Published on the 08/08/2019 | Written by Heather Wright
From accessing data to living and breathing data…
Chief data officers can avoid failure by dumping project and program-centric models and moving instead to a product-centric mindset and adopting rapid innovation and iteration.
That’s the view of the Gartner Research Board, which says the chief data officer role needs to pivot to focus more on products and managing profit and loss, instead of just being responsible for driving data and analytics projects and programs.
The changing role ties in with organisational changes Gartner has forecast, with companies moving to a product focus – something it believes will be embraced by 72 percent of organisations this year.
“Not all CDOs will be able to make the transition from a project or programs mindset to a product mentality.”
In practical terms, that means companies are moving from the more traditional technology investment model, where investment has been structured as a pool of ongoing ‘run the business’ costs and a separate portfolio of discrete capital projects that have a clearly defined beginning and end, to funding around enduring product lines. Development resources and ongoing management support is also being aligned around product lines, Gartner says.
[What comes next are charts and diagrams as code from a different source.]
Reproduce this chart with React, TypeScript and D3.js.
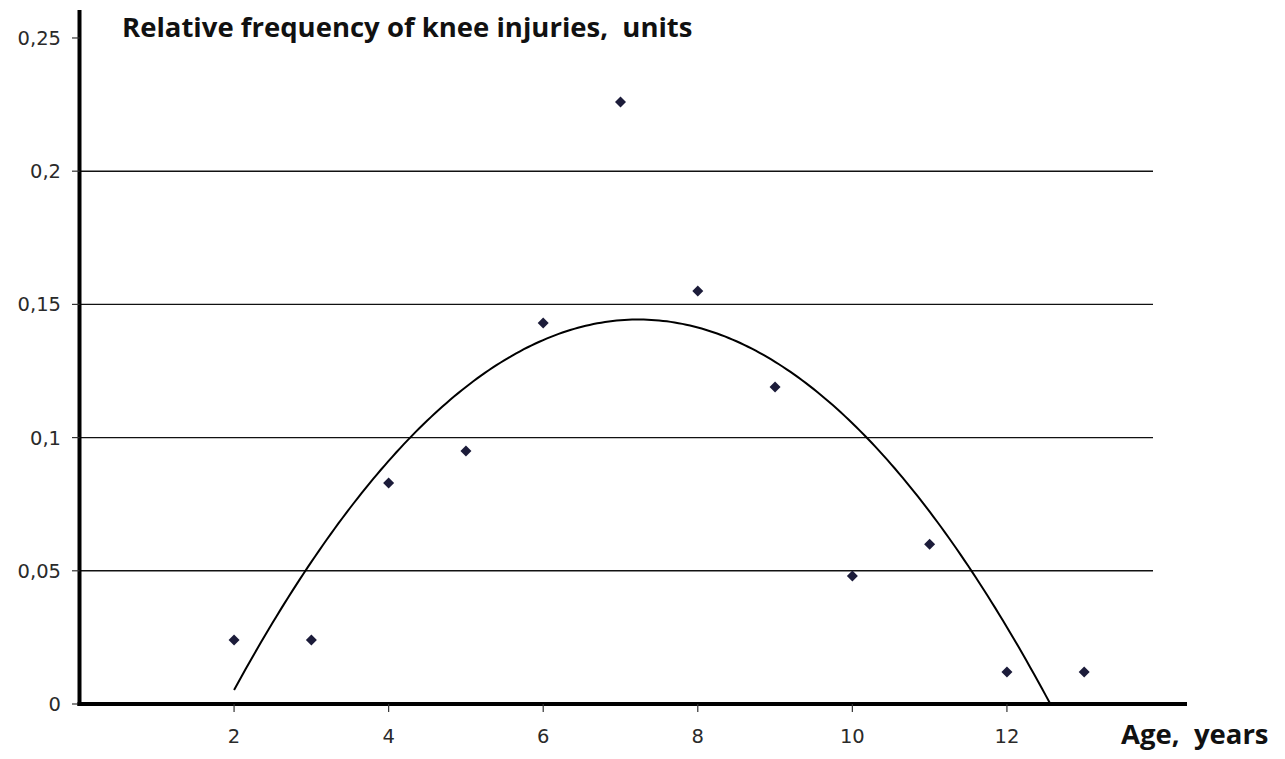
import React, { useEffect, useRef } from 'react';
import * as d3 from 'd3';

// ages (years) and relative frequency of knee injuries
const ages = [2, 3, 4, 5, 6, 7, 8, 9, 10, 11, 12, 13];
const frequency = [0.024, 0.024, 0.083, 0.095, 0.143, 0.226, 0.155, 0.119, 0.048, 0.06, 0.012, 0.012];
const xTicks = [2, 4, 6, 8, 10, 12];
const yTicks = [0, 0.05, 0.1, 0.15, 0.2, 0.25];
const gridTicks = [0.05, 0.1, 0.15, 0.2];
const title = 'Relative frequency of knee injuries,\u00a0\u00a0units';
const xTitle = 'Age,\u00a0\u00a0years';

// least squares quadratic trend (what the spreadsheet drew)
function quadFit(xs: number[], ys: number[]) {
    const n = xs.length;
    let s1 = 0, s2 = 0, s3 = 0, s4 = 0, t0 = 0, t1 = 0, t2 = 0;
    xs.forEach((x, i) => {
        const y = ys[i];
        s1 += x; s2 += x * x; s3 += x ** 3; s4 += x ** 4;
        t0 += y; t1 += x * y; t2 += x * x * y;
    });
    const m = [
        [n, s1, s2, t0],
        [s1, s2, s3, t1],
        [s2, s3, s4, t2],
    ];
    for (let i = 0; i < 3; i++) {
        for (let k = i + 1; k < 3; k++) {
            const f = m[k][i] / m[i][i];
            for (let j = i; j < 4; j++) m[k][j] -= f * m[i][j];
        }
    }
    const c = [0, 0, 0];
    for (let i = 2; i >= 0; i--) {
        let s = m[i][3];
        for (let j = i + 1; j < 3; j++) s -= m[i][j] * c[j];
        c[i] = s / m[i][i];
    }
    return c; // c0 + c1 x + c2 x^2
}

export default function App() {
    const svgRef = useRef<SVGSVGElement>(null);

    useEffect(() => {
        if (!svgRef.current) return;
        const width = 1285;
        const height = 759;

        const svg = d3.select(svgRef.current)
            .attr('width', width)
            .attr('height', height);
        svg.selectAll('*').remove();

        const x = d3.scaleLinear().domain([0, 14.33]).range([79.5, 1187]);
        const y = d3.scaleLinear().domain([0, 0.2605]).range([704, 10]);
        const fmt = d3.formatLocale({ decimal: ',', thousands: ' ', grouping: [3], currency: ['', ''] }).format('~g');
        const tickFont = 'DejaVu Sans, Verdana, sans-serif';

        // grid lines
        svg.append('g')
            .selectAll('line')
            .data(gridTicks)
            .enter()
            .append('line')
            .attr('x1', x(0))
            .attr('x2', 1153)
            .attr('y1', d => y(d))
            .attr('y2', d => y(d))
            .attr('stroke', '#111')
            .attr('stroke-width', 1.4);

        // trend curve
        const [c0, c1, c2] = quadFit(ages, frequency);
        const f = (t: number) => c0 + c1 * t + c2 * t * t;
        const root = (-c1 - Math.sqrt(c1 * c1 - 4 * c2 * c0)) / (2 * c2);
        const xs = d3.range(2, root, 0.05).concat([root]);
        svg.append('path')
            .attr('d', d3.line<number>().x(t => x(t)).y(t => y(Math.max(0, f(t))))(xs) || '')
            .attr('fill', 'none')
            .attr('stroke', '#000')
            .attr('stroke-width', 2);

        // points
        svg.append('g')
            .selectAll('path')
            .data(ages)
            .enter()
            .append('path')
            .attr('transform', (d, i) => `translate(${x(d)},${y(frequency[i])})`)
            .attr('d', 'M0,-5.5L5.5,0L0,5.5L-5.5,0Z')
            .attr('fill', '#1c1c3a');

        // y axis
        const yAxis = svg.append('g');
        yAxis.append('line')
            .attr('x1', x(0)).attr('x2', x(0))
            .attr('y1', y.range()[1]).attr('y2', y(0) + 2)
            .attr('stroke', '#000').attr('stroke-width', 4);
        yAxis.selectAll('line.tick')
            .data(yTicks)
            .enter()
            .append('line')
            .attr('class', 'tick')
            .attr('x1', 72).attr('x2', x(0))
            .attr('y1', d => y(d)).attr('y2', d => y(d))
            .attr('stroke', '#333').attr('stroke-width', 1.2);
        yAxis.selectAll('text')
            .data(yTicks)
            .enter()
            .append('text')
            .attr('x', 61)
            .attr('y', d => y(d))
            .attr('dy', '0.36em')
            .attr('text-anchor', 'end')
            .attr('font-family', tickFont)
            .attr('font-size', 19.5)
            .attr('fill', '#2a2a2a')
            .text(d => fmt(d));

        // x axis
        const xAxis = svg.append('g');
        xAxis.append('line')
            .attr('x1', x(0) - 2).attr('x2', x.range()[1])
            .attr('y1', y(0)).attr('y2', y(0))
            .attr('stroke', '#000').attr('stroke-width', 4);
        xAxis.selectAll('line.tick')
            .data(xTicks)
            .enter()
            .append('line')
            .attr('class', 'tick')
            .attr('x1', d => x(d)).attr('x2', d => x(d))
            .attr('y1', y(0)).attr('y2', y(0) + 8)
            .attr('stroke', '#333').attr('stroke-width', 1.2);
        xAxis.selectAll('text')
            .data(xTicks)
            .enter()
            .append('text')
            .attr('x', d => x(d))
            .attr('y', 743)
            .attr('text-anchor', 'middle')
            .attr('font-family', tickFont)
            .attr('font-size', 19.5)
            .attr('fill', '#2a2a2a')
            .text(d => String(d));

        // titles
        svg.append('text')
            .attr('x', 122)
            .attr('y', 37)
            .attr('font-family', 'Open Sans, sans-serif')
            .attr('font-weight', 'bold')
            .attr('font-size', 27.5)
            .attr('fill', '#111')
            .text(title);
        svg.append('text')
            .attr('x', 1121)
            .attr('y', 744)
            .attr('font-family', 'Open Sans, sans-serif')
            .attr('font-weight', 'bold')
            .attr('font-size', 27.5)
            .attr('fill', '#111')
            .text(xTitle);
    }, []);

    return (
        <svg ref={svgRef} style={{ position: 'absolute', left: 0, top: 0, background: '#fff' }}></svg>
    );
}
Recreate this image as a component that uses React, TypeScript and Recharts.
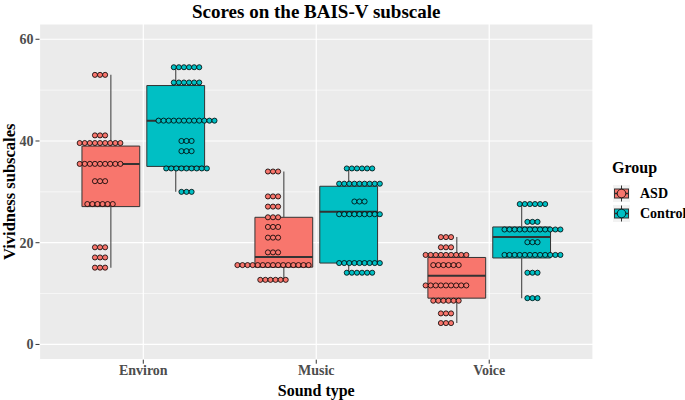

For the CDO, a move to more rapid innovation and iterations for delivering data products – effectively the lean and agile development models – and a bigger role to play in leading how companies are using data to innovate and reinvent their business model.
“The change to a product-centric organisation must focus on business areas where there is room to innovate, such as supporting a new business model,” says Mario Faria, VP and program director at the Gartner Research Board.
“Product-centric approaches make it easier to rapidly innovate and iterate because they focus on user experience, evolving requirements and the strategic differentiation for what you are delivering,” says Faria.
Bill Swanton, Gartner distinguished research vice president, says the move to product-centric models isn’t a random development.
“It goes hand in hand with the adoption of agile development methodologies and DevOps,” Swanton says.
“Business leaders are generally unhappy with the speed at which they get application improvements and how they work. Given that no IT organisation gets anywhere near enough funding to do everything everyone wants when they want it, product-centric approaches allow faster delivery of the most important capabilities needed.
“They also force the business to prioritise the work, and to reprioritise it as requirements are better understood or the market changes.”
Meanwhile, back on the CDO front, Faria says CDOs have been through three distinct iterations:
CDO 1 was focused exclusively on data management
CDO 2.0 started to embrace analytics
CDO 3.0 led and participated quite heavily in digital transformation.
“This fourth version of the CDO is focused on products and on managing profit and loss instead of just being responsible for driving data and analytics projects and programs,” Faria says.
But, he says, that’s going to require change for CDOs and companies, with new skill sets, roles, investment models and the right culture required.
The Gartner Research Board says there are three key steps to becoming a product-centric CDO.
Think platform first
Faria says CDOs need to follow the lead of companies such as Facebook, Amazon, Google and Apple and think about the data first and the use cases later.
These companies have built successful platforms that allow data capture and analytics usage, with faster life cycles between releases, Faria says.
“Most D&A leaders believe D&A platforms play a meaningful role in their D&A future, though scale and scope differ by company, maturity and investment levels,” he says.
Change investment models
Serving a single area or team on an individual basis isn’t a scalable model in today’s digital world.
As such, Gartner says CDOs need to work with company business leaders to adapt or change investment models, scaling the usage of the platform across the enterprise.
“In the product line management model, product lines are funded based on the business capabilities they support. Common or shared capabilities – such as infrastructure, technology, D&A – are funded based on the anticipated and aggregated needs of the product lines they support.”
Use a proven product management methodology
CDOs must help set the tone when it comes to the importance of product management in driving successful growth and scale, Gartner says. Role definition must be clear to all stakeholders and fundament to the role definition are its vision and objectives, goals and scope of metrics – specifically the metrics for transitioning toward a customer-centric approach for innovation.
“Not all CDOs will be able to make the transition from a project or programs mindset to a product mentality,” Faria says.
He says the CDOs who do succeed will be those who are able to deliver results using an operating model that hides details and is focused on the better, more scalable usage of data assets.